── Data shown
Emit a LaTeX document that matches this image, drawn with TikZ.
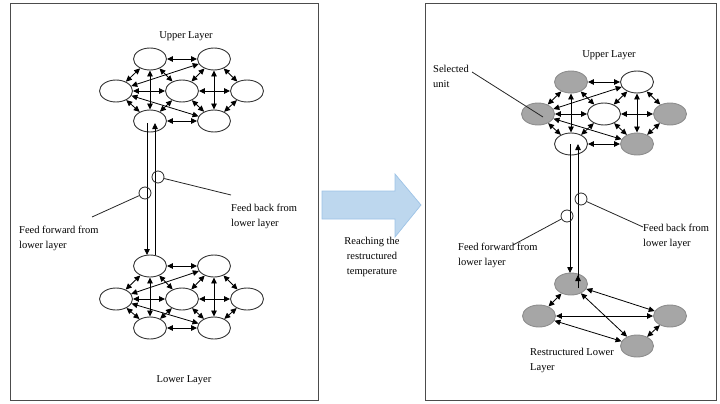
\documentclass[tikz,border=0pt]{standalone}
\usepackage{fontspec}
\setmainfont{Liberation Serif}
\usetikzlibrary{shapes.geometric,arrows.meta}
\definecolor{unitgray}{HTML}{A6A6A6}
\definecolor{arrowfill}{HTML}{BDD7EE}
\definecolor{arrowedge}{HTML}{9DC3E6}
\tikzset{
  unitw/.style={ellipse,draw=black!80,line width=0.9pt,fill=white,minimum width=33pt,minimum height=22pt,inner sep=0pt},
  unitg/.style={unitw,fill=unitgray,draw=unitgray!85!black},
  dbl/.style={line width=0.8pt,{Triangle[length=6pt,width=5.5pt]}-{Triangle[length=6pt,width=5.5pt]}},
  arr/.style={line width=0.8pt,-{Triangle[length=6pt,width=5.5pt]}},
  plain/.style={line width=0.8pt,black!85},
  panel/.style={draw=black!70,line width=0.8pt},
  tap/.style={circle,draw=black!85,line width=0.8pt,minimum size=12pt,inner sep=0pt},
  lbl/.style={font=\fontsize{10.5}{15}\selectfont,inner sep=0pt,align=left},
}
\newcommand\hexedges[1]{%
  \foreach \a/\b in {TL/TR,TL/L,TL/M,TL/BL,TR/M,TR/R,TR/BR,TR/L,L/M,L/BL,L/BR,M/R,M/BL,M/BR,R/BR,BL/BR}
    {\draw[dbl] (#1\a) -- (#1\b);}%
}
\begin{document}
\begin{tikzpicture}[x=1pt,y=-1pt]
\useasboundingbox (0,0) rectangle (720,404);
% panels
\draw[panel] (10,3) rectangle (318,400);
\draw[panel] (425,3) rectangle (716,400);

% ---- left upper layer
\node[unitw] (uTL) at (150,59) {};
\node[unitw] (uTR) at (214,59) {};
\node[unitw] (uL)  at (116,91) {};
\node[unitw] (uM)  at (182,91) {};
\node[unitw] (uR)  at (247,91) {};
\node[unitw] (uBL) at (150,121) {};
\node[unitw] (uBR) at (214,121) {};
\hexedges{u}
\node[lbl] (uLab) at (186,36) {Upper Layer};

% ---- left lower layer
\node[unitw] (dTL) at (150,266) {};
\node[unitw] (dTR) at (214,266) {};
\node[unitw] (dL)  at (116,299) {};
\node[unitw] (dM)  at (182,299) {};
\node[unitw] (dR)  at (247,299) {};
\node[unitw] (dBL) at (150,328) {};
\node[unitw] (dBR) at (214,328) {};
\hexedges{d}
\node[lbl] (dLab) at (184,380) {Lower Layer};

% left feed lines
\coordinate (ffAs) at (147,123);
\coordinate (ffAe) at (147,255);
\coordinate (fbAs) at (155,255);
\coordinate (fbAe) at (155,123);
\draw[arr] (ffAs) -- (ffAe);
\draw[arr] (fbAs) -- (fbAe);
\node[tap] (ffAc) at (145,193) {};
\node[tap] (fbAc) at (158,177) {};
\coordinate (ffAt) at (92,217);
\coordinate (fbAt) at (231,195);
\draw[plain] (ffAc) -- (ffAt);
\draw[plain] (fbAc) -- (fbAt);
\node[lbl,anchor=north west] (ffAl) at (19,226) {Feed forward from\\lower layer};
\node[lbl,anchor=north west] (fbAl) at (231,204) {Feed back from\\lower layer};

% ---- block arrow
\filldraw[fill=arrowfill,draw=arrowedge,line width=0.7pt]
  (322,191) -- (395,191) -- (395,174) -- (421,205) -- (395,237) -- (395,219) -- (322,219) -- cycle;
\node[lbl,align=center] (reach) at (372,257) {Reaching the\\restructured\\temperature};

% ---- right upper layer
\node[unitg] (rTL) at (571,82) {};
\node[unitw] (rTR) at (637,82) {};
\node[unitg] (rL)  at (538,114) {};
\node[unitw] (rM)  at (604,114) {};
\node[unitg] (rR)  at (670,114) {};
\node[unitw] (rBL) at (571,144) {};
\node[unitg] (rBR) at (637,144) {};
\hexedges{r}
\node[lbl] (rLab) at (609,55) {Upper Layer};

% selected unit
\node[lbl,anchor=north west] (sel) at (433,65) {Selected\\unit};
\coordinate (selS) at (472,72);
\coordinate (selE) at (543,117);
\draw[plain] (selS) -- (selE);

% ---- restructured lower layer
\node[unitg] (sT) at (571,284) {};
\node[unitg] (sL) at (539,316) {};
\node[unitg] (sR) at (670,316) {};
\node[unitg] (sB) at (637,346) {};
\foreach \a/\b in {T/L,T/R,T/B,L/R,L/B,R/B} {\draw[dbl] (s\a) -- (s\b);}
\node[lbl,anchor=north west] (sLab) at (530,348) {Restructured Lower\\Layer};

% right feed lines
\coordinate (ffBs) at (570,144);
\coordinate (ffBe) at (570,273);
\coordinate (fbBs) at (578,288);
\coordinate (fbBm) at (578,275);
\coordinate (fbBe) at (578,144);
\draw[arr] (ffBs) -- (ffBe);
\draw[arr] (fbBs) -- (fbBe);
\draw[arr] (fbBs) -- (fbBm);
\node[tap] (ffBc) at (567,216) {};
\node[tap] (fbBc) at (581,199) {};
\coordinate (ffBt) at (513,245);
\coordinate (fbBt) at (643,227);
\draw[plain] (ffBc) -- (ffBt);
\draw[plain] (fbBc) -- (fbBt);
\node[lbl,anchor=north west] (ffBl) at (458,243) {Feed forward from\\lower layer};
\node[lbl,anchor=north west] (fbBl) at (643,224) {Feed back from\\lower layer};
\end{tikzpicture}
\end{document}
────
#### [Required task]
Restate the material word for word from its first line through the line containing "(uLab) at (186,36)", both included; the pictures do not belong in it.

#### [Output for this task]
Emit a LaTeX document that matches this image, drawn with TikZ.
\documentclass[tikz,border=0pt]{standalone}
\usepackage{fontspec}
\setmainfont{Liberation Serif}
\usetikzlibrary{shapes.geometric,arrows.meta}
\definecolor{unitgray}{HTML}{A6A6A6}
\definecolor{arrowfill}{HTML}{BDD7EE}
\definecolor{arrowedge}{HTML}{9DC3E6}
\tikzset{
  unitw/.style={ellipse,draw=black!80,line width=0.9pt,fill=white,minimum width=33pt,minimum height=22pt,inner sep=0pt},
  unitg/.style={unitw,fill=unitgray,draw=unitgray!85!black},
  dbl/.style={line width=0.8pt,{Triangle[length=6pt,width=5.5pt]}-{Triangle[length=6pt,width=5.5pt]}},
  arr/.style={line width=0.8pt,-{Triangle[length=6pt,width=5.5pt]}},
  plain/.style={line width=0.8pt,black!85},
  panel/.style={draw=black!70,line width=0.8pt},
  tap/.style={circle,draw=black!85,line width=0.8pt,minimum size=12pt,inner sep=0pt},
  lbl/.style={font=\fontsize{10.5}{15}\selectfont,inner sep=0pt,align=left},
}
\newcommand\hexedges[1]{%
  \foreach \a/\b in {TL/TR,TL/L,TL/M,TL/BL,TR/M,TR/R,TR/BR,TR/L,L/M,L/BL,L/BR,M/R,M/BL,M/BR,R/BR,BL/BR}
    {\draw[dbl] (#1\a) -- (#1\b);}%
}
\begin{document}
\begin{tikzpicture}[x=1pt,y=-1pt]
\useasboundingbox (0,0) rectangle (720,404);
% panels
\draw[panel] (10,3) rectangle (318,400);
\draw[panel] (425,3) rectangle (716,400);

% ---- left upper layer
\node[unitw] (uTL) at (150,59) {};
\node[unitw] (uTR) at (214,59) {};
\node[unitw] (uL)  at (116,91) {};
\node[unitw] (uM)  at (182,91) {};
\node[unitw] (uR)  at (247,91) {};
\node[unitw] (uBL) at (150,121) {};
\node[unitw] (uBR) at (214,121) {};
\hexedges{u}
\node[lbl] (uLab) at (186,36) {Upper Layer};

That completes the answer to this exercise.